Stereotypes of a Dark-Skinned Man Are Confronted On Stage in Invasion! / by Guest User

August 14, 2013
By Catey Sullivan

With Invasion!, the Swedish playwright Jonas Hassen Khemiri bombards his audience with a barrage of poetry, dialogue, and shape-shifting characters. Linking Invasion!'s rapid-fire, interlocking vignettes is the name "Abulkasem," a sort of magical moniker that represents a disparate variety of Muslim men and women ranging from an undocumented apple picker to a lauded Middle Eastern playwright.

Through the kaleidoscopic identities of Abulkasem, Khemiri makes a plea against racial profiling and stereotyping while vehemently underlining the power of language as a means of both perpetuating and fighting ignorance-based generalizations.

Invasion! sparked something of an Internet firestorm last week, as Silk Road Rising Executive Director Jamil Khoury responded to the Sun-Timespolitically-charged review of the piece.

Chicago caught up with Khemiri, 35, the son of a Swedish mother and a Tunisian father, while he was on a writing retreat in Sweden. He took a break to talk about his genre-defying writing style, the significance of Abulkasem, and why he hated theatre as a kid.

There's a scene in Invasion! where a group of talk-show "experts" are discussing Albulkasem's biography. They throw out all kinds of superficial labels—terrorist among them—but it's clear that nobody really knows anything about him. Why is your leading character so intentionally elusive?

There are so many stereotypes of dark-skinned men. And that's one of the things I kept coming back to in this play, trying to investigate the cliched, superficial stereotype of the dark-skinned man. Growing up in Sweden, I can tell you that the media image of dark men bore no resemblance to any of the people I knew. I'm not going to describe those stereotypes—we all know what they are, we're surrounded by them. Describing them would just be another way of underlining them, and I don't want to do that. Throughout 'Invasion,' you see people trying to break free of cliches. Abulkasem is part of that, it's like a magical word, a red thread that goes through the entire story. It's something, or someone that's impossible to capture. It's a revolt against simplification.

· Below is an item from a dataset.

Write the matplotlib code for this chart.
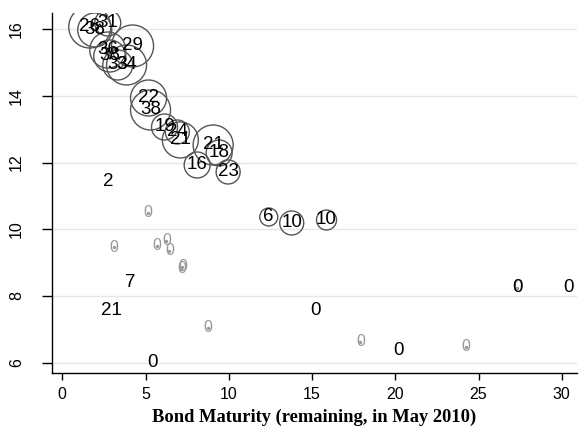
import matplotlib
matplotlib.use('Agg')
import matplotlib.pyplot as plt

# bubbles: maturity, yield, label, size (circle radius in px)
bub_x = [1.65, 1.95, 2.73, 2.73, 4.22, 2.85, 3.33, 3.86, 5.18, 5.30,
         6.14, 6.91, 7.09, 9.06, 9.42, 8.10, 9.96, 12.40, 13.78, 15.87]
bub_y = [16.07, 15.98, 16.19, 15.38, 15.50, 15.20, 14.93, 14.93, 13.94, 13.58,
         13.07, 12.92, 12.68, 12.53, 12.29, 11.93, 11.72, 10.37, 10.19, 10.28]
bub_lab = ["26", "38", "31", "36", "29", "38", "33", "34", "22", "38",
           "19", "24", "21", "21", "18", "16", "23", "6", "10", "10"]
bub_r = [21, 17, 13, 18, 21, 16, 15, 20, 18, 20,
         13, 12, 18, 20, 13, 13, 12, 9, 12, 10]

# black labels, no circle
blk_x = [2.74, 4.10, 2.97, 5.42, 15.21, 20.17, 27.34, 30.39]
blk_y = [11.42, 8.39, 7.55, 5.99, 7.55, 6.35, 8.24, 8.24]
blk_lab = ["2", "7", "21", "0", "0", "0", "0", "0"]

# grey zero points
gry_x = [5.12, 3.09, 5.66, 6.25, 6.43, 7.15, 7.21, 8.76, 17.90, 24.23, 27.34]
gry_y = [10.49, 9.46, 9.50, 9.65, 9.35, 8.81, 8.87, 7.04, 6.62, 6.47, 8.24]

fig = plt.figure(figsize=(5.82, 4.33), dpi=100)
ax = fig.add_axes([0.0893, 0.1386, 0.9017, 0.8314])

# radius px -> marker area in pt^2
sizes = [(2 * r * 72 / 100) ** 2 for r in bub_r]
ax.scatter(bub_x, bub_y, s=sizes, facecolors='none', edgecolors='#555555', linewidths=1.0, zorder=3)
for x, y, t in zip(bub_x, bub_y, bub_lab):
    ax.text(x, y, t, ha='center', va='center', fontsize=13.5, family='Liberation Sans', color='black', zorder=4)

ax.scatter(gry_x, gry_y, s=2, color='#999999', zorder=3)
for x, y in zip(gry_x, gry_y):
    ax.text(x, y, "0", ha='center', va='center', fontsize=11.5, family='Liberation Sans', color='#999999', zorder=4)

for x, y, t in zip(blk_x, blk_y, blk_lab):
    ax.text(x, y, t, ha='center', va='center', fontsize=13.5, family='Liberation Sans', color='black', zorder=5)

ax.set_xlim(-0.62, 30.9)
ax.set_ylim(5.69, 16.49)
ax.set_xticks([0, 5, 10, 15, 20, 25, 30])
ax.set_yticks([6, 8, 10, 12, 14, 16])
ax.yaxis.grid(True, color='#e6e6e6', linewidth=1.0)
ax.set_axisbelow(True)

for s in ['top', 'right']:
    ax.spines[s].set_visible(False)
for s in ['left', 'bottom']:
    ax.spines[s].set_linewidth(1.0)

ax.tick_params(axis='x', length=5, width=1, pad=5, labelsize=11.5)
ax.tick_params(axis='y', length=7, width=1, pad=13, labelsize=11.5)
for lab in ax.get_xticklabels() + ax.get_yticklabels():
    lab.set_family('Liberation Sans')
for lab in ax.get_yticklabels():
    lab.set_rotation(90)
    lab.set_va('center')
    lab.set_ha('right')

ax.set_xlabel("Bond Maturity (remaining, in May 2010)", family='Liberation Serif',
              fontweight='bold', fontsize=13.3, labelpad=5)

fig.savefig("out.png", dpi=100)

At several points in the play, Abulkasem is portrayed as an undocumented apple picker. In one scene, he's reciting ABBA lyrics, but his translator is reporting that he's talking about planning a suicide bombing mission.

One thing that has been very present throughout my life is a fascination with the way that language can change people, or change your perception of people. How accents can be used against someone. I try to pack a lot of themes into my plays and novels, but they almost all deal with language and power and how language can be used to manipulate. I think that's the most obvious in the scene with the interpreter. The audience tends to believe the interpreter—the person who is speaking their own language and that's something I've long been interested in. How we, as a collective, are prone to believe the person who speaks our own language, who looks like us, and sounds like us.

There's a meta-theatrical thread going through Invasion!, moments when the line between reality and theatricality becomes dizzyingly blurry. What's the impetus behind that non-traditional structure?

You could say the play is constructed like a Russian (nesting) doll. There's a version of truth within a version of truth inside another version of truth. I wanted to start with something that was very formal and historical and theatrical and move toward something stripped bare and raw and immediate. With the final monologue, I wanted to get away from props and costumes and tell the story solely with words. I think there is a huge amount of power in just the spoken word. A word can be basis for revolution.

In the very first scene, we meet two teenagers who absolutely hate theatre and actually threaten a bad actor with violence. Did you have a bad experience at a play when you were younger?

I've definitely been one of those kids. I've had many experiences sitting in the dark and feeling like I was trapped in a cage, longing to get out. And of course that goes back to both language and the way certain types of roles are portrayed.